To maximize muscle growth potential, the biceps will need to be trained in a way that forces it to remain under tension for 30-45 seconds per set. Time under tension is computed by multiplying the number of repetitions performed per set by the time it takes to complete one repetition.

The time it takes to complete a repetition when training the biceps for hypertrophy should not be faster than 2 seconds or longer than 4 seconds. Thus, the number of repetitions performed per set should be between 8 and 15 repetitions. Performing more than 15 repetitions for a set will result in having to complete the repetitions too fast in order to stay within the 30-45 second time range.

Conversely, do not perform less than 8 repetitions for a set because, in order to stay within the 30-45 second time range, you will have to complete the repetitions at too slow of a tempo. It is every important that you periodically alter the repetitions/tempo combination because, as already discussed, the neuromuscular system will become accustomed to the repeated stimulus, resulting in limited muscle growth.

Depending on your current fitness level, 2-4 sets need to be performed for each of the exercises during a training session. Individuals with a higher fitness level will need to perform more sets than individuals with a lower fitness level. The 2-4 sets per exercise do not include the warm-up set, which should be the first set of each exercise performed at 60% intensity.

In other words, if you are going to be performing sets of 12 repetitions with a 3 second tempo using the 40 pound dumbbells, in which you experience muscle failure at the 12th repetition, the appropriate weights for the warm-up set are the 25 pound dumbbells (40 x 60% = 24). After the warm-up set, all the subsequent sets for the exercise should be taken to muscle failure.

Note: Performing 4 sets to muscle failure for each exercise with proper form will impose considerable demands on the neuromuscular system and, therefore, should be reserved only for individuals with an advanced fitness background.

Rest Periods Between Sets

When training the biceps for hypertrophy, the appropriate rest intervals between sets performed to muscle failure are 90-120 seconds. Individuals with a higher fitness level need to lean towards resting 90 seconds between sets, while individuals with a lower fitness level will benefit more from resting closer to 120 seconds between sets.

Resting 90-120 seconds between sets is not enough time for the biceps muscle to completely replenish its energy level after muscle failure. Therefore, it is likely that you will need to continually decrease the weight for the second, third, or forth set of the exercise in order to complete the same number of repetitions with the same tempo as you did for the first set of the exercise.

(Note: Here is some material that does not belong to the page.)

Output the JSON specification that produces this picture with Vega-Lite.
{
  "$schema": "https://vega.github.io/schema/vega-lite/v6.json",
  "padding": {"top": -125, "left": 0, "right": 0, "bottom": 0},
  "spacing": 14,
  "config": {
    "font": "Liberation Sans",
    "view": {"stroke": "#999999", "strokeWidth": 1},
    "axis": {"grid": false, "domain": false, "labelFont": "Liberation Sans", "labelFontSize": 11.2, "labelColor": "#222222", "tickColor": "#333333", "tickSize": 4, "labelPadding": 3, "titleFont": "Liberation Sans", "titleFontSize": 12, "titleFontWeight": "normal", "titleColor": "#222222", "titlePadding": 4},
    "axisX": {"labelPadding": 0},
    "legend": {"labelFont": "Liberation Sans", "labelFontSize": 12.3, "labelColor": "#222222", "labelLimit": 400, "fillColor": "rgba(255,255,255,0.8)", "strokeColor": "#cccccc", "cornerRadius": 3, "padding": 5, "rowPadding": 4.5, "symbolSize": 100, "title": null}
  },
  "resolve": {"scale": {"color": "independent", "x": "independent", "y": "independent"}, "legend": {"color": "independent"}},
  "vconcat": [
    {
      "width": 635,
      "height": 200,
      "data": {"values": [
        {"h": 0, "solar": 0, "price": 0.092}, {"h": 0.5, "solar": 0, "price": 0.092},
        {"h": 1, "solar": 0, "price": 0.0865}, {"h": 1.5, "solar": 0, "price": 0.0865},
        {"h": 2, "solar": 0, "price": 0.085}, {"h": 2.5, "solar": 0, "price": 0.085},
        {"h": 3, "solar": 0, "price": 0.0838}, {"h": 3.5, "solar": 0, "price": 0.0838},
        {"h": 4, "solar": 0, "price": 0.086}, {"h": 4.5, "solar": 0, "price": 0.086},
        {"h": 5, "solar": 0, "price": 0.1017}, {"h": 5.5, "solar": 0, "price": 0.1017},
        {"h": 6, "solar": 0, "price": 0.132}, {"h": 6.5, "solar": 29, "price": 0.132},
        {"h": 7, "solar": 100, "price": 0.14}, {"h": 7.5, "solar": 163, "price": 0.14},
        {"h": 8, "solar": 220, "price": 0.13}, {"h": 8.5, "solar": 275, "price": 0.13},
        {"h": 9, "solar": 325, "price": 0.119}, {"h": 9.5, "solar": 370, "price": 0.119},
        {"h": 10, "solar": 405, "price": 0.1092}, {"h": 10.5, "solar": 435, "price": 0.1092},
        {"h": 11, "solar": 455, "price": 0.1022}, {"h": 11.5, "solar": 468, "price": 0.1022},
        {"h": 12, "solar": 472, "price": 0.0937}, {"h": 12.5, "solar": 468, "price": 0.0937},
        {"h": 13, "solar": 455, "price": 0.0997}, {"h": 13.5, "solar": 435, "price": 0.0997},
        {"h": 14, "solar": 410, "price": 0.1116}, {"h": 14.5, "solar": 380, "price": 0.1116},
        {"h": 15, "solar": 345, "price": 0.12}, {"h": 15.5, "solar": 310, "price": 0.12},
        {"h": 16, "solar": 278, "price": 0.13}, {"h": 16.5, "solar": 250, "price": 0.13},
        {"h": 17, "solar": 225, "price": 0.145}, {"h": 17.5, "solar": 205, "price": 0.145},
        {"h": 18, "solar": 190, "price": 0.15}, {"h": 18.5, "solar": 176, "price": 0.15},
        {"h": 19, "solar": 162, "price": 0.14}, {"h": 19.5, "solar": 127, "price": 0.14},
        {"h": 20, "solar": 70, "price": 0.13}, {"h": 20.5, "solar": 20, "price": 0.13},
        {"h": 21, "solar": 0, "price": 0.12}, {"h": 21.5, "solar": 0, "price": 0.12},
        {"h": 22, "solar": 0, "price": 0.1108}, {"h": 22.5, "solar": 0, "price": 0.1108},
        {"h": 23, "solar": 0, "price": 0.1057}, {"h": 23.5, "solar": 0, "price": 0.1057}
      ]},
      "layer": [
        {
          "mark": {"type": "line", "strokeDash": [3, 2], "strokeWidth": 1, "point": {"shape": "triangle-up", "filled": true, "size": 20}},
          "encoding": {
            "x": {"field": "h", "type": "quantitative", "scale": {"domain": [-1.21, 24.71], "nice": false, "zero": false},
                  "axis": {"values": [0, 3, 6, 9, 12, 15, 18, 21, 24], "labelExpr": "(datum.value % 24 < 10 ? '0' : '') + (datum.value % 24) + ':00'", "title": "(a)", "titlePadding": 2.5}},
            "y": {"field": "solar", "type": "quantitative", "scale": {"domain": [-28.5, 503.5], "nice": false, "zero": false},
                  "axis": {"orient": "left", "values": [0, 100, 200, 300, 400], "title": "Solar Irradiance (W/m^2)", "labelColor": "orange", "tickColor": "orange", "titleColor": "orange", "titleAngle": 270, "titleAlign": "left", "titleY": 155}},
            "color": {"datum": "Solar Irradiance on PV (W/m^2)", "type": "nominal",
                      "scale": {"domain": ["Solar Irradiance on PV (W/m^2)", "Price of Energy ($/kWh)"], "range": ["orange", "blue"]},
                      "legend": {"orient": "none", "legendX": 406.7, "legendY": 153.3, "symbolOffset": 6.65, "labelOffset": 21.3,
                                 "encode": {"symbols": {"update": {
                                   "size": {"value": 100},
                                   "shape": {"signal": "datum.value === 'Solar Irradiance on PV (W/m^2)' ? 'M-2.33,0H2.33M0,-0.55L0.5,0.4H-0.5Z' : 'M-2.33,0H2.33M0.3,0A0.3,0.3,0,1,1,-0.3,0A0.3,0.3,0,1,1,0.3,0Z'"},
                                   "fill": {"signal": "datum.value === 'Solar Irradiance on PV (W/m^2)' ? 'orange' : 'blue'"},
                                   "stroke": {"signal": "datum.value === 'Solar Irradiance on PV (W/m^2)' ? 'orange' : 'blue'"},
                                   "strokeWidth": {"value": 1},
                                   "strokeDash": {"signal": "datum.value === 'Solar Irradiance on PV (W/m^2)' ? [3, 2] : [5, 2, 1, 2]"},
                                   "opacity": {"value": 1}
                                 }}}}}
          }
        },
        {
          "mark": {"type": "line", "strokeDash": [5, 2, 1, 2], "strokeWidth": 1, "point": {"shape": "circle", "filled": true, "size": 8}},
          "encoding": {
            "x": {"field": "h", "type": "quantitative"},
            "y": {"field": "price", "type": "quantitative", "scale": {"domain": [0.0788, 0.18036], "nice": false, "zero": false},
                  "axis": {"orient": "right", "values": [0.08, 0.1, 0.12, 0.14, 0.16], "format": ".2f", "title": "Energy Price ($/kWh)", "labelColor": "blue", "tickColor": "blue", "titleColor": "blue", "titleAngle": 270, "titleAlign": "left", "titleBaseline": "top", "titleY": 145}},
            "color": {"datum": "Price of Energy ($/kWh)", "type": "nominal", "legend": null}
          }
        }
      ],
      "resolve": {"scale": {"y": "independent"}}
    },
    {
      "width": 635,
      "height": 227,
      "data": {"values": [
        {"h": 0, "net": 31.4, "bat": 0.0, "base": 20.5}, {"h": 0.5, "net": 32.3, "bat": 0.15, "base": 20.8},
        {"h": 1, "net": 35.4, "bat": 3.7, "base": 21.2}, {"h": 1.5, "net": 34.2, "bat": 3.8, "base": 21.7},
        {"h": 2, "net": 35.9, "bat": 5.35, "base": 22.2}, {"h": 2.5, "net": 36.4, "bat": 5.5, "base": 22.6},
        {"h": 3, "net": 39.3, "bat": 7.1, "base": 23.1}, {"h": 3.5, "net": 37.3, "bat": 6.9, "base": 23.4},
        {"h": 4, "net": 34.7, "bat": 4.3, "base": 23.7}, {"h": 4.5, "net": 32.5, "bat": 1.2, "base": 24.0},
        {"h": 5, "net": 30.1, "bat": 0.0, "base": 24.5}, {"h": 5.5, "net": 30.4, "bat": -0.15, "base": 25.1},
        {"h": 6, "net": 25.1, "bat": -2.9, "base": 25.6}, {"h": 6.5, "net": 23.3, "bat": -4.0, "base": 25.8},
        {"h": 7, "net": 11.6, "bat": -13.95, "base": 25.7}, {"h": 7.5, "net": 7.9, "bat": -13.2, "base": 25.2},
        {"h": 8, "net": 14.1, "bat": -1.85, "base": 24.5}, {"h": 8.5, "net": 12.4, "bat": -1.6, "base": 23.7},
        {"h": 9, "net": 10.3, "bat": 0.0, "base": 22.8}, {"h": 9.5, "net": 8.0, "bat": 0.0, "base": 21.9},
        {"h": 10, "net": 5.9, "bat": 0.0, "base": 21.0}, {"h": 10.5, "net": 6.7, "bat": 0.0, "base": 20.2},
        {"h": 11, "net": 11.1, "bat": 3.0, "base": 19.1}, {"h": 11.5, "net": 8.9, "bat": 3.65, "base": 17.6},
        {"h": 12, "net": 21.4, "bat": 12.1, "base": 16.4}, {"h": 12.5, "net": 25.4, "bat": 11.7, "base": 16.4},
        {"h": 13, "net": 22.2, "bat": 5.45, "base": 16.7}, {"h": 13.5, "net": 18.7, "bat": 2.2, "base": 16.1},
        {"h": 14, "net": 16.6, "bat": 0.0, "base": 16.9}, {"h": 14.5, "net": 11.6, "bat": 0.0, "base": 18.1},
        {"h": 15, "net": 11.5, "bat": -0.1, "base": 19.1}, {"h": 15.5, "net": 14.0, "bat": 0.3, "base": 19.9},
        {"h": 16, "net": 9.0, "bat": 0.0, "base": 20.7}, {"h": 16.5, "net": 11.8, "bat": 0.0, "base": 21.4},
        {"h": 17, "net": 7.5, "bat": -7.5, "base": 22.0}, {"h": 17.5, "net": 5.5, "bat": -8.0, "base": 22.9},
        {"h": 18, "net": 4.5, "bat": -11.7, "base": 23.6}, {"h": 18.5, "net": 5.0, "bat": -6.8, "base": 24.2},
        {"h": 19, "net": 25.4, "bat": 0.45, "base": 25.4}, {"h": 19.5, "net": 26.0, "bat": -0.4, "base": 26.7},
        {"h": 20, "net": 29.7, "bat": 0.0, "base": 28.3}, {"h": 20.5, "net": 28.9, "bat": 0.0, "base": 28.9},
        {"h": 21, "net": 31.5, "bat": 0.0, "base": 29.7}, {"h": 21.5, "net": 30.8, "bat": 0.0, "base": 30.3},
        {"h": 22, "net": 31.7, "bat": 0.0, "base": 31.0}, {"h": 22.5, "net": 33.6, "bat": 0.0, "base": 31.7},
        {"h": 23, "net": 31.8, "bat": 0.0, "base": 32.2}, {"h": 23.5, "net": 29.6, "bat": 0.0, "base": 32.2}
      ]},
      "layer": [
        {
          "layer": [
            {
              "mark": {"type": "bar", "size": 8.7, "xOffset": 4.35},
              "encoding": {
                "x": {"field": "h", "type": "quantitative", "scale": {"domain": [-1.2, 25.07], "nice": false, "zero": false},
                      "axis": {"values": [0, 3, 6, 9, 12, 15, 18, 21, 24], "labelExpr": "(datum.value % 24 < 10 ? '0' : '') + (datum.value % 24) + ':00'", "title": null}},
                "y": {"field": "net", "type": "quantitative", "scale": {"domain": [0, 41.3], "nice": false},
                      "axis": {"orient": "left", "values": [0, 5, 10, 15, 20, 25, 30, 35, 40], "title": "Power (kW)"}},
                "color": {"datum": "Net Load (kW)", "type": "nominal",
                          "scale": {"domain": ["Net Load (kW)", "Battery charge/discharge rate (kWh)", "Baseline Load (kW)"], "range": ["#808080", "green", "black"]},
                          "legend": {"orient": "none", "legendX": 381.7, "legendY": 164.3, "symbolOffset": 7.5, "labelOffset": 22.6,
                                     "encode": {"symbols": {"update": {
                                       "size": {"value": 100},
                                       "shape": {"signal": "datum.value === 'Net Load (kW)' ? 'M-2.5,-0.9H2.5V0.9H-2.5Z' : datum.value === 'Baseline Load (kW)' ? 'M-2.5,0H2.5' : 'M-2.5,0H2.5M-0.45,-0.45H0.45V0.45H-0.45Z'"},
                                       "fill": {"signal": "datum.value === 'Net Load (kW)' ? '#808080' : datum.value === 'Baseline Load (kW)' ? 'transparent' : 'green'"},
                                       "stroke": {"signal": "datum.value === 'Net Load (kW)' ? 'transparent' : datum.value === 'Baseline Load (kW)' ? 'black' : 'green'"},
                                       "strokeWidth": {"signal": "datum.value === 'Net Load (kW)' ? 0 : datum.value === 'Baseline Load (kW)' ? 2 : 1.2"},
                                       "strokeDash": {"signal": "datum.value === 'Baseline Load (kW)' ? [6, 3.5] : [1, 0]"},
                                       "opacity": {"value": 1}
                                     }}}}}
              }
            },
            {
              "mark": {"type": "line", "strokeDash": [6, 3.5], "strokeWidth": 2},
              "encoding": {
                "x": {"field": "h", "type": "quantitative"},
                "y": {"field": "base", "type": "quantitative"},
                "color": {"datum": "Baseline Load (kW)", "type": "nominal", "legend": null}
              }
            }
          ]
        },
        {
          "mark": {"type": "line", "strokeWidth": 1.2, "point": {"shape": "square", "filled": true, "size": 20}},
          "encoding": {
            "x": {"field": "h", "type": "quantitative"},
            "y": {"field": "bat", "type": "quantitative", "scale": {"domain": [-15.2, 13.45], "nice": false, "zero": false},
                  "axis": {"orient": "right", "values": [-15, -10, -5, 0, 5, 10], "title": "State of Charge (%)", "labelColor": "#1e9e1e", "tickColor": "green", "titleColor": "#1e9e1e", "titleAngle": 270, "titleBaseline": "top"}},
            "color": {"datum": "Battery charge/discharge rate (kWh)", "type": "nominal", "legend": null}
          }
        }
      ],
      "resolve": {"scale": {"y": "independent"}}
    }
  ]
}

An alternative approach is to start the exercise with a repetitions/tempo combination that results in the muscle being under tension for 39-45 seconds for the first set. This will allow you to slightly decrease the number of repetitions and/or tempo for the subsequent sets of the exercise, without having to decrease the weight to keep the biceps under tension for the necessary 30-45 seconds.

Note: The rest period between the warm-up set and the first set to muscle failure of an exercise should be 1 minute for all individuals regardless of current fitness abilities.

Days Off Between Workouts

As you start seeing results from following the training program , it may become tempting to train the biceps at least 3 times per week. It is very important to avoid this temptation because the program in this book is quite intense, and thus will not be effective if the muscle becomes overtrained. With that being said, it is also important not to take too much days off between training the biceps because that will result in muscle atrophy, the loss of muscle size from as a result of disuse.

The appropriate number of days to take off between successive workouts for the biceps muscle group is 3-4 full days. Individuals that are not accustomed to performing 3-4 exercises with multiple sets for the biceps muscle group in a single workout will need to take the 4 full days off for the first 4-5 weeks of the training program to allow the neuromuscular system adequate recovery time.